Task requirements.
Could you copy every line from the material below in which "this" appears?

-------------------------

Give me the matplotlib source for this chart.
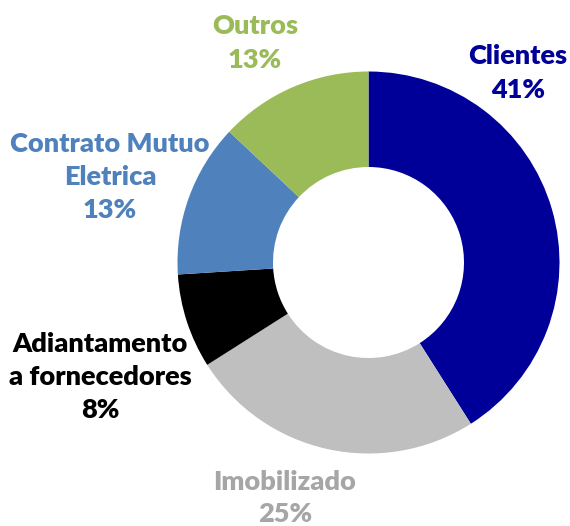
import matplotlib
matplotlib.use("Agg")
import matplotlib.pyplot as plt

# composition data
labels = ["Clientes", "Imobilizado", "Adiantamento\na fornecedores",
          "Contrato Mutuo\nEletrica", "Outros"]
values = [41, 25, 8, 13, 13]
colors = ["#000099", "#BFBFBF", "#000000", "#4F81BD", "#9BBB59"]
text_colors = ["#000099", "#A6A6A6", "#000000", "#4F81BD", "#9BBB59"]

# label anchor points (pixel coords, y from top)
label_pos = [(518, 73), (285, 498), (100, 377), (110, 177), (255, 43)]

W, H = 570, 526
fig = plt.figure(figsize=(W / 100, H / 100), dpi=100)
ax = fig.add_axes([0, 0, 1, 1])

ax.pie(values, colors=colors, startangle=90, counterclock=False,
       center=(368.5, H - 262.5), radius=191,
       wedgeprops=dict(width=95.5, linewidth=0), frame=True)
ax.set_xlim(0, W)
ax.set_ylim(0, H)
ax.axis("off")

for lab, v, c, (x, y) in zip(labels, values, text_colors, label_pos):
    ax.text(x, H - y, "{}\n{}%".format(lab, v), color=c,
            ha="center", va="center", fontsize=19.5, fontweight="heavy",
            family="Lato", linespacing=1.45)

fig.savefig("out.png", dpi=100)
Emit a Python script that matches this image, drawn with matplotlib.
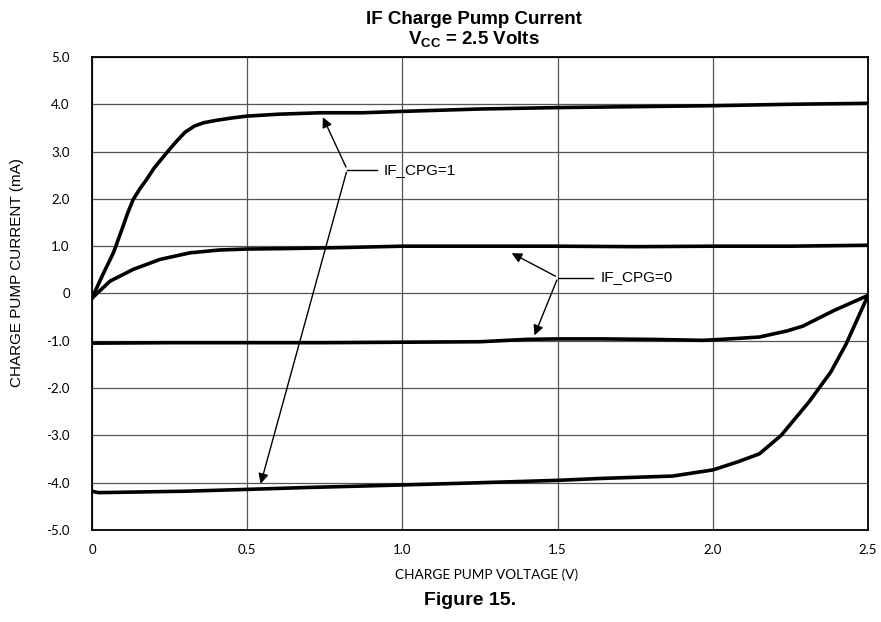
import matplotlib.pyplot as plt

plt.rcParams['mathtext.fontset'] = 'custom'
plt.rcParams['mathtext.rm'] = 'Liberation Sans'
plt.rcParams['mathtext.bf'] = 'Liberation Sans:bold'

# IF_CPG=1, source side
v_pos1 = [0, 0.035, 0.069, 0.1, 0.115, 0.133, 0.155, 0.176, 0.2, 0.24, 0.27, 0.3,
          0.33, 0.36, 0.4, 0.45, 0.5, 0.6, 0.735, 0.87, 1.0, 1.25, 1.5, 1.75, 2.0,
          2.25, 2.5]
i_pos1 = [-0.1, 0.4, 0.86, 1.42, 1.7, 1.99, 2.22, 2.41, 2.65, 2.97, 3.2, 3.41,
          3.54, 3.61, 3.66, 3.71, 3.75, 3.79, 3.82, 3.82, 3.85, 3.9, 3.93, 3.95, 3.97,
          4.0, 4.02]

# IF_CPG=0, source side
v_pos0 = [0, 0.058, 0.133, 0.219, 0.316, 0.412, 0.5, 0.627, 0.8, 1.0, 1.25, 1.5,
          1.75, 2.0, 2.25, 2.5]
i_pos0 = [-0.1, 0.26, 0.51, 0.72, 0.86, 0.92, 0.94, 0.95, 0.97, 1.0, 1.0, 1.0,
          0.99, 1.0, 1.0, 1.02]

# IF_CPG=0, sink side
v_neg0 = [0, 0.25, 0.5, 0.75, 1.0, 1.25, 1.4, 1.5, 1.64, 1.8, 1.97, 2.08, 2.15,
          2.24, 2.29, 2.39, 2.5]
i_neg0 = [-1.05, -1.04, -1.04, -1.04, -1.03, -1.02, -0.97, -0.96, -0.96, -0.97,
          -0.99, -0.95, -0.92, -0.79, -0.69, -0.36, -0.04]

# IF_CPG=1, sink side
v_neg1 = [0, 0.02, 0.3, 0.507, 0.7, 0.93, 1.2, 1.5, 1.64, 1.87, 2.0, 2.08, 2.15,
          2.22, 2.31, 2.38, 2.43, 2.5]
i_neg1 = [-4.18, -4.21, -4.18, -4.14, -4.1, -4.06, -4.01, -3.95, -3.91, -3.86,
          -3.73, -3.56, -3.39, -3.0, -2.29, -1.66, -1.06, -0.04]

x_ticks = [0, 0.5, 1.0, 1.5, 2.0, 2.5]
x_labels = ["0", "0.5", "1.0", "1.5", "2.0", "2.5"]
y_ticks = [-5, -4, -3, -2, -1, 0, 1, 2, 3, 4, 5]
y_labels = ["-5.0", "-4.0", "-3.0", "-2.0", "-1.0", "0", "1.0", "2.0", "3.0", "4.0", "5.0"]

fig = plt.figure(figsize=(8.81, 6.22), dpi=100)
ax = fig.add_axes([0.1044, 0.1479, 0.8809, 0.7605])

for v, i in [(v_pos1, i_pos1), (v_pos0, i_pos0), (v_neg0, i_neg0), (v_neg1, i_neg1)]:
    ax.plot(v, i, color="black", lw=2.6, solid_joinstyle="round", zorder=3)

ax.set_xlim(0, 2.5)
ax.set_ylim(-5, 5)
ax.set_xticks(x_ticks)
ax.set_xticklabels(x_labels, family="Lato", fontsize=9.5)
ax.set_yticks(y_ticks)
ax.set_yticklabels(y_labels, family="Lato", fontsize=9.5)
ax.tick_params(length=0)
ax.tick_params(axis="y", pad=16)
ax.tick_params(axis="x", pad=10)
ax.grid(True, color="#555555", lw=0.9)
for s in ax.spines.values():
    s.set_linewidth(1.3)
    s.set_color("black")

ax.set_ylabel("CHARGE PUMP CURRENT (mA)", family="Liberation Sans", fontsize=11)
ax.yaxis.set_label_coords(-0.088, 0.545)

# callouts
arrow = dict(arrowstyle="-|>", color="black", lw=1.0, mutation_scale=15)
ax.annotate("", xy=(0.74, 3.78), xytext=(0.822, 2.62), arrowprops=arrow)
ax.annotate("", xy=(0.541, -4.08), xytext=(0.822, 2.62), arrowprops=arrow)
ax.plot([0.822, 0.917], [2.62, 2.62], color="black", lw=1.0)
ax.text(0.94, 2.62, "IF_CPG=1", family="Liberation Sans", fontsize=11, va="center")

ax.annotate("", xy=(1.344, 0.88), xytext=(1.501, 0.338), arrowprops=arrow)
ax.annotate("", xy=(1.422, -0.94), xytext=(1.501, 0.338), arrowprops=arrow)
ax.plot([1.501, 1.613], [0.338, 0.338], color="black", lw=1.0)
ax.text(1.64, 0.338, "IF_CPG=0", family="Liberation Sans", fontsize=11, va="center")

fig.text(0.538, 0.9615, "IF Charge Pump Current", ha="center", va="baseline",
         family="Liberation Sans", fontweight="bold", fontsize=13.5)
fig.text(0.538, 0.929, r"$\mathbf{V_{CC}}$ = 2.5 Volts", ha="center", va="baseline",
         family="Liberation Sans", fontweight="bold", fontsize=13.5)

fig.text(0.552, 0.076, "CHARGE PUMP VOLTAGE (V)", ha="center", va="center",
         family="Lato", fontsize=9.8)
fig.text(0.534, 0.035, "Figure 15.", ha="center", va="center",
         family="Liberation Sans", fontweight="bold", fontsize=14)

fig.savefig("out.png", dpi=100)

-------------------------

Exercise answer.
Give me the matplotlib source for this chart.
Emit a Python script that matches this image, drawn with matplotlib.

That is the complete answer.